The Protect Illinois Communities Act, signed into law in January by Democratic Illinois Governor J.B. Pritzker, banned the sale and distribution of many kinds of high-powered semiautomatic “assault weapons,” including AK-47 and AR-15 rifles, as well as magazines that take more than 10 rounds for long guns and 15 rounds for handguns.

The National Association for Gun Rights, billed as a group that accepts “no compromise on the issue of gun control,” as well as Bevis and his store, challenged Naperville’s ordinance restricting the sale of certain assault rifles and the state’s broader ban as a violation of the U.S. Constitution’s Second Amendment, which protects the right to “keep and bear” arms.

The case is one of several contesting the state’s ban in federal and state courts.

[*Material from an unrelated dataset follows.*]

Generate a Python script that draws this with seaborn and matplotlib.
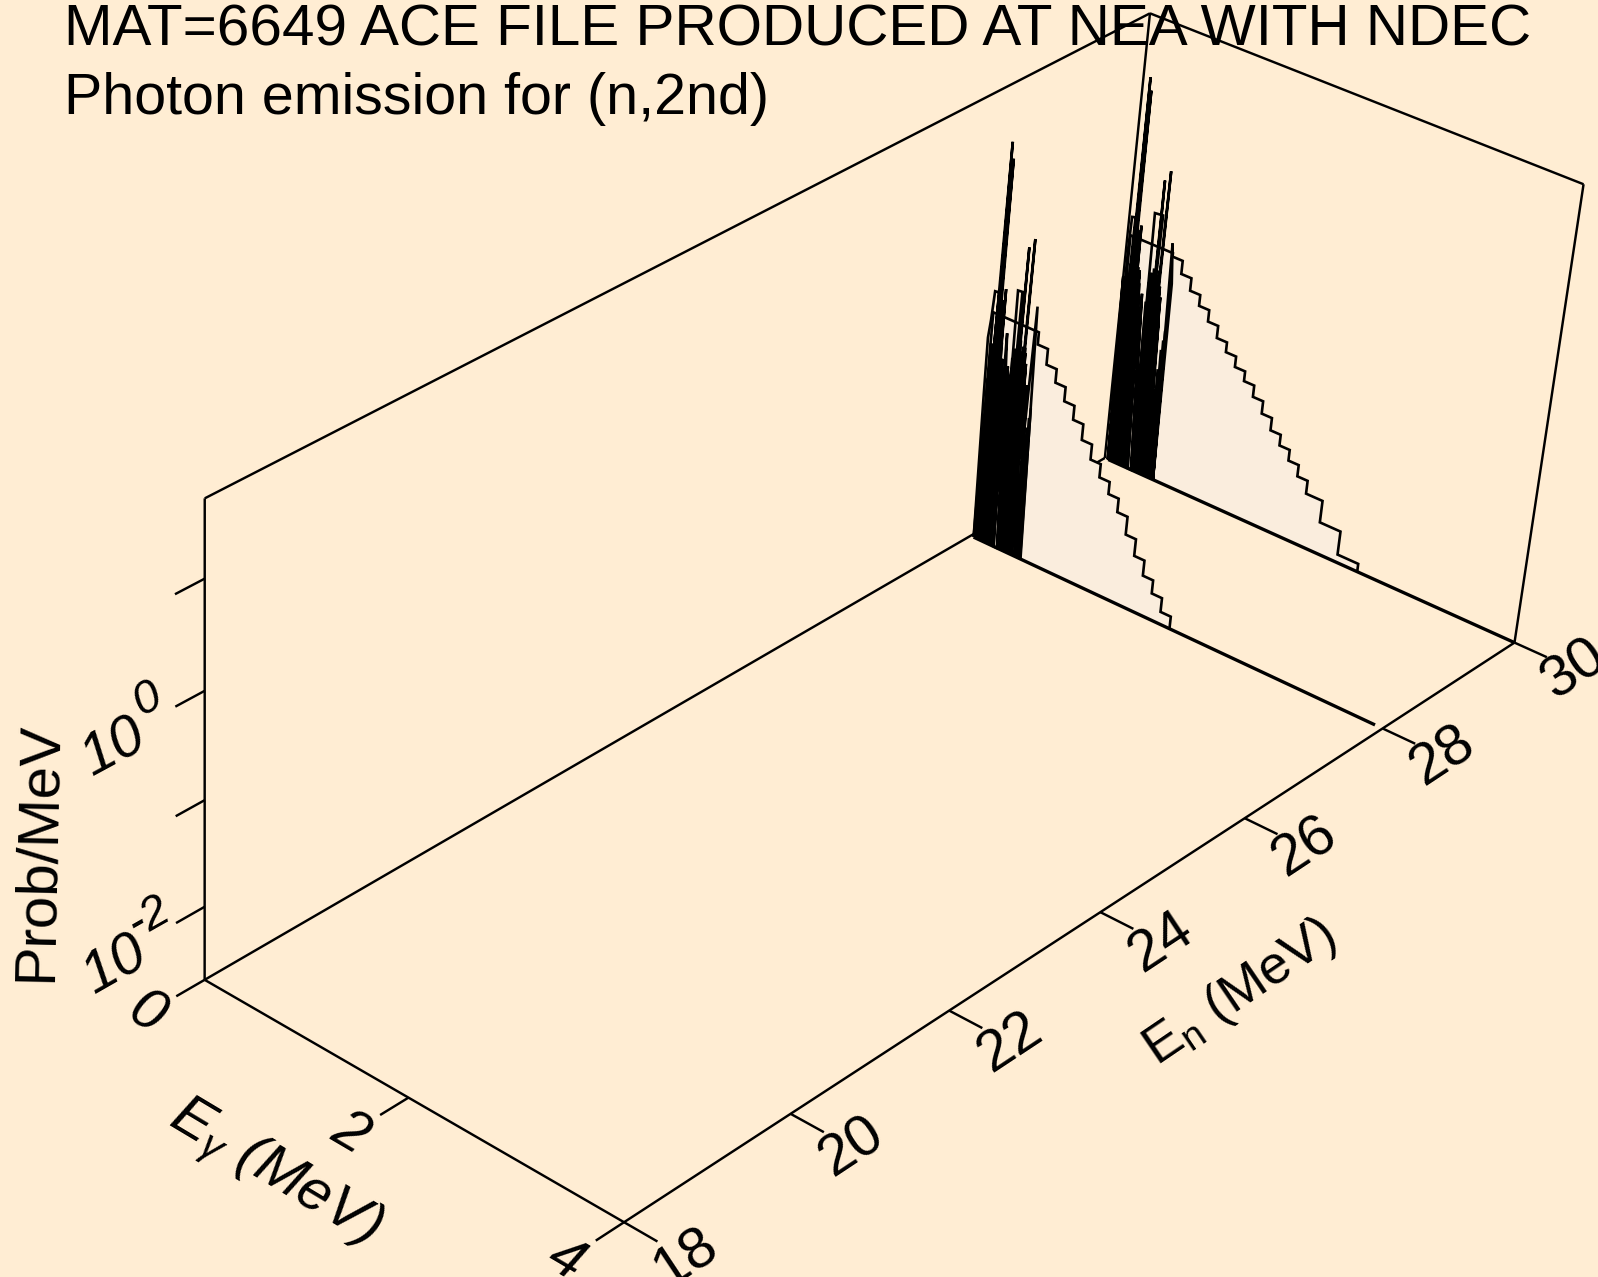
import numpy as np
import seaborn as sns
import matplotlib
matplotlib.use('Agg')
import matplotlib.pyplot as plt
from mpl_toolkits.mplot3d.art3d import Poly3DCollection

# -----------------------------------------------------
# Data: E in MeV, height as log10(prob/MeV)
# -----------------------------------------------------
en_lim = [18, 30]
eg_lim = [0, 4]
z_lim = [-2.7, 1.7]
F = z_lim[0]

en_ticks = [18, 20, 22, 24, 26, 28, 30]
eg_ticks = [0, 2, 4]
z_ticks = [-2, -1, 0, 1]

# En = 28 MeV spectrum
en_a = 28
a_edges = [0.03, 0.48, 0.58, 0.68, 0.78, 0.88, 0.98, 1.08, 1.18, 1.28, 1.38, 1.48, 1.58, 1.68, 1.78, 1.88, 1.98]
a_levels = [-0.45, -0.569, -0.722, -0.854, -0.992, -1.129, -1.283, -1.431, -1.562, -1.681, -1.815, -1.992, -2.158, -2.309, -2.44, -2.578]
a_base_end = 3.93
a_low_e = [0.03, 0.008, 0.0, 0.015, 0.03, 0.07, 0.05,
           0.035, 0.06, 0.073, 0.085, 0.096, 0.105, 0.08, 0.12, 0.105, 0.135, 0.133, 0.15,
           0.125, 0.165, 0.15, 0.18, 0.165, 0.195, 0.18, 0.205, 0.235,
           0.268, 0.215, 0.268, 0.247, 0.29, 0.28, 0.25, 0.295, 0.317, 0.31, 0.285, 0.325,
           0.30, 0.34, 0.366, 0.355, 0.33, 0.37, 0.345, 0.385, 0.37, 0.40, 0.385, 0.415,
           0.43, 0.445, 0.445, 0.46, 0.46, 0.475, 0.47, 0.49, 0.406, 0.423, 0.445, 0.505]
a_low_z = [F, -1.33, -0.71, -0.53, -0.245, -0.24, F,
           -0.75, F, 1.2, F, 1.05, F, -0.5, F, -0.3, F, -0.18, F,
           -0.8, F, -0.9, F, -1.0, F, -0.59, -1.09, F,
           F, -0.9, F, -0.145, -0.14, F, -0.9, F, 0.3, F, -0.7, F,
           -0.6, F, 0.4, F, -0.8, F, -0.8, F, -0.7, F, -0.8, F,
           -1.75, F, -1.6, F, -1.5, F, -1.5, F, -1.0, -1.73, -0.216, F]
a_dense_e = [0.03, 0.042, 0.054, 0.066, 0.078, 0.09, 0.102, 0.114, 0.126, 0.138, 0.15, 0.162, 0.174, 0.186, 0.195,
             0.24, 0.25, 0.258, 0.27, 0.282, 0.294, 0.306, 0.318, 0.33, 0.342, 0.354, 0.366, 0.378, 0.39,
             0.425, 0.437, 0.449, 0.461, 0.47]
a_dense_z = [-1.1, -0.8, -0.75, -0.55, -0.6, -0.7, -0.5, -0.6, -0.55, -0.7, -0.85, -0.85, -1.0, -1.15, -1.2,
             -1.0, -0.8, -0.85, -0.7, -0.75, -0.65, -0.75, -0.6, -0.7, -0.65, -0.75, -0.65, -0.9, -1.05,
             -1.7, -1.6, -1.4, -1.3, -1.2]

# En = 30 MeV spectrum
en_b = 30
b_edges = [0.03, 0.45, 0.55, 0.65, 0.75, 0.85, 0.95, 1.05, 1.15, 1.25, 1.35, 1.45, 1.55, 1.65, 1.75, 1.85, 1.95, 2.11, 2.31, 2.51]
b_levels = [-0.43, -0.464, -0.593, -0.716, -0.823, -0.936, -1.056, -1.153, -1.257, -1.354, -1.467, -1.59, -1.713, -1.82, -1.927, -2.04, -2.169, -2.386, -2.62]
b_base_end = 4.0
b_low_e = [0.035, 0.0, 0.03, 0.02, 0.027, 0.06, 0.05,
           0.04, 0.065, 0.067, 0.08, 0.087, 0.10, 0.075, 0.115, 0.095, 0.13, 0.125, 0.145,
           0.12, 0.16, 0.15, 0.175, 0.15, 0.19, 0.15, 0.184, 0.235,
           0.268, 0.197, 0.268, 0.24, 0.32, 0.29, 0.26, 0.305, 0.303, 0.32, 0.28, 0.335,
           0.352, 0.35, 0.31, 0.365, 0.335, 0.38, 0.36, 0.395, 0.375, 0.41, 0.383, 0.403,
           0.42, 0.44, 0.44, 0.455, 0.46, 0.47, 0.49, 0.437, 0.47, 0.49]
b_low_z = [F, -0.85, F, -0.56, -0.25, -0.24, F,
           -0.85, F, 1.12, F, 1.0, F, -0.6, F, -0.35, F, -0.295, F,
           -0.8, F, -0.73, F, -0.95, F, -0.73, -1.2, F,
           F, -0.94, F, -0.124, -0.114, F, -0.9, F, 0.22, F, -0.7, F,
           0.33, F, -0.7, F, -0.85, F, -0.8, F, -0.9, F, -1.13, -1.85,
           F, -1.7, F, -1.6, F, -1.5, F, -0.34, -0.725, F]
b_dense_e = [0.03, 0.042, 0.054, 0.066, 0.078, 0.09, 0.102, 0.114, 0.126, 0.138, 0.15, 0.162, 0.174, 0.186,
             0.24, 0.25, 0.263, 0.275, 0.287, 0.299, 0.311, 0.323, 0.335, 0.347, 0.359, 0.371,
             0.41, 0.422, 0.434, 0.446, 0.455]
b_dense_z = [-1.0, -0.8, -0.7, -0.55, -0.6, -0.7, -0.45, -0.6, -0.55, -0.7, -0.85, -0.85, -1.0, -1.2,
             -1.0, -0.8, -0.7, -0.75, -0.65, -0.75, -0.6, -0.7, -0.65, -0.75, -0.9, -1.05,
             -1.8, -1.6, -1.4, -1.3, -1.2]

title_lines = ['MAT=6649 ACE FILE PRODUCED AT NEA WITH NDEC', 'Photon emission for (n,2nd)']

# view calibration: box landmarks (En, Eg, height) and where they sit in the image
view_world = [(18, 0, F), (18, 4, F), (30, 4, F), (30, 0, F), (18, 0, 1.7), (30, 0, 1.7), (30, 4, 1.7),
              (18, 0, -2), (18, 0, -1), (18, 0, 0), (18, 0, 1),
              (20, 4, F), (22, 4, F), (24, 4, F), (26, 4, F), (28, 4, F), (18, 2, F)]
view_px = [(204.8, 979.4), (622.7, 1220.9), (1514.4, 644.1), (1105, 456), (204.8, 496.3), (1149.6, 14.3), (1583.7, 183.4),
           (204.8, 907), (204.8, 802), (204.8, 692), (204.8, 579),
           (791.8, 1112.9), (949.8, 1011), (1100.6, 913.1), (1245.3, 818.4), (1381.7, 728.3), (407.6, 1097.6)]

W, H = 1598, 1277
BG = '#FFEDD3'
FILL = '#FAEDDD'
LABEL_SIZE = 42
LEAN = 0.03  # spike feet sit a bit above the peak energy


def fit_view(world, px):
    rows = []
    for (x, y, z), (u, v) in zip(world, px):
        v = H - v
        rows.append([x, y, z, 1, 0, 0, 0, 0, -u * x, -u * y, -u * z, -u])
        rows.append([0, 0, 0, 0, x, y, z, 1, -v * x, -v * y, -v * z, -v])
    P = np.linalg.svd(np.array(rows, dtype=float))[2][-1].reshape(3, 4)
    return P / P[2, 3]


sns.set_theme(style='white', rc={'figure.facecolor': BG, 'text.color': 'black'})
plt.rcParams['font.family'] = ['Liberation Sans', 'DejaVu Sans']
plt.rcParams['mathtext.fontset'] = 'custom'
plt.rcParams['mathtext.rm'] = 'Liberation Sans:italic'
plt.rcParams['mathtext.it'] = 'Liberation Sans:italic'
plt.rcParams['mathtext.default'] = 'regular'

fig = plt.figure(figsize=(W / 100, H / 100), dpi=100)
ax = fig.add_axes([0, 0, 1, 1], projection='3d', computed_zorder=False)
ax.set_axis_off()
ax.patch.set_visible(False)
ax.set_proj_type('ortho')  # only switches off line clipping, the camera is replaced below
camera = fit_view(view_world, view_px)


def view_proj():
    # the stock camera can't be posed on this box, so use the fitted one
    m = ax.transData.inverted().get_matrix() @ camera
    return np.vstack([m[0], m[1], [0, 0, 0, 1], m[2]])


ax.get_proj = view_proj


def line3(xs, ys, zs, lw=1.75, z=1):
    ax.plot(xs, ys, zs, color='black', lw=lw, zorder=z, clip_on=False,
            solid_joinstyle='miter', solid_capstyle='butt')


# box
e0, e1 = en_lim
g0, g1 = eg_lim
z0, z1 = z_lim
line3([e0, e1], [g0, g0], [z0, z0])
line3([e0, e0], [g0, g1], [z0, z0])
line3([e0, e1], [g1, g1], [z0, z0])
line3([e0, e0], [g0, g0], [z0, z1])
line3([e0, e1], [g0, g0], [z1, z1])
line3([e1, e1], [g0, g1], [z1, z1])
line3([e1, e1], [g1, g1], [z1, z0])
line3([e1, e1], [g0, g0], [z0, z1])

# ticks
for t in en_ticks:
    line3([t, t], [g1, g1 + 0.3], [z0, z0])
    ax.text(t, g1 + 0.55, z0, str(t), zdir='x', ha='center', va='center', fontsize=LABEL_SIZE)
for t in eg_ticks:
    line3([e0, e0 - 0.33], [t, t], [z0, z0])
    ax.text(e0 - 0.68, t, z0, str(t), zdir='y', ha='center', va='center', fontsize=LABEL_SIZE, style='italic')
for t in z_ticks:
    line3([e0, e0 - 0.33], [g0, g0], [t, t])
for t, s in [(-2, '-2'), (0, '0')]:
    ax.text(e0 - 1.02, g0, t - 0.07, '10', zdir='x', ha='center', va='center', fontsize=LABEL_SIZE, style='italic')
    ax.text(e0 - 0.64, g0, t + 0.2, s, zdir='x', ha='center', va='center', fontsize=34, style='italic')

ax.text(23.88, g1 + 1.33, z0, r'$\mathregular{E_n}$ (MeV)', zdir='x', ha='center', va='center', fontsize=39)
ax.text(e0 - 1.48, 1.95, z0, r'$\mathregular{E_\gamma}$ (MeV)', zdir='y', ha='center', va='center', fontsize=LABEL_SIZE, style='italic')
ax.text(e0 - 1.85, g0, -0.63, 'Prob/MeV', zdir=(0.05, 0, 1), ha='center', va='center', fontsize=LABEL_SIZE)


def spectrum(en, edges, levels, low_e, low_z, dense_e, dense_z, base_end, zo):
    sx = np.repeat(edges, 2)[1:-1]
    sz = np.repeat(levels, 2)
    px = np.concatenate([[edges[0]], sx, [edges[-1]]])
    pz = np.concatenate([[F], sz, [F]])
    poly = Poly3DCollection([np.column_stack([np.full(px.size, en), px, pz])],
                            facecolor=FILL, edgecolor='none', zorder=zo)
    ax.add_collection3d(poly, autolim=False)
    poly.set_clip_on(False)
    line3(np.full(px.size, en), px, pz, lw=1.9, z=zo + 1)
    for e, lz in zip(dense_e, dense_z):
        line3([en, en], [e, e + LEAN], [lz, F], lw=1.9, z=zo + 2)
    line3(np.full(len(low_e), en), low_e, low_z, lw=1.9, z=zo + 2)
    line3([en, en], [low_e[0], base_end], [F, F], lw=2.4, z=zo + 2)


spectrum(en_b, b_edges, b_levels, b_low_e, b_low_z, b_dense_e, b_dense_z, b_base_end, 2)
spectrum(en_a, a_edges, a_levels, a_low_e, a_low_z, a_dense_e, a_dense_z, a_base_end, 5)

fig.text(63 * 1.019 / W, 1 - 45 / H, title_lines[0], fontsize=42, va='baseline', ha='left', zorder=20)
fig.text(63 * 1.019 / W, 1 - 114 / H, title_lines[1], fontsize=41.3, va='baseline', ha='left', zorder=20)

fig.savefig('out.png', dpi=100)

The Chicago-based 7th U.S. Circuit Court of Appeals on Nov. 3 ruled against the challengers, finding that the bans were likely lawful in part because the Second Amendment applies to weapons meant for individual self-defense, not the military.

Assault weapons and high-capacity magazines, the 7th Circuit found, “are much more like machine guns and military-grade weaponry than they are like the many different types of firearms that are used for individual self-defense.”

The availability of assault-style rifles is one of numerous contentious debates in a nation bitterly divided over how to address firearms violence including frequent mass shootings.

The Supreme Court, which has a 6-3 conservative majority, has taken an expansive view of the Second Amendment, broadening gun rights in three landmark rulings since 2008.

In 2022, the court recognized a constitutional right to carry a handgun in public for self defense, striking down a New York state law. That ruling also required gun restrictions to be “consistent with the nation’s historical tradition of firearm regulation” in order to comply with the Second Amendment.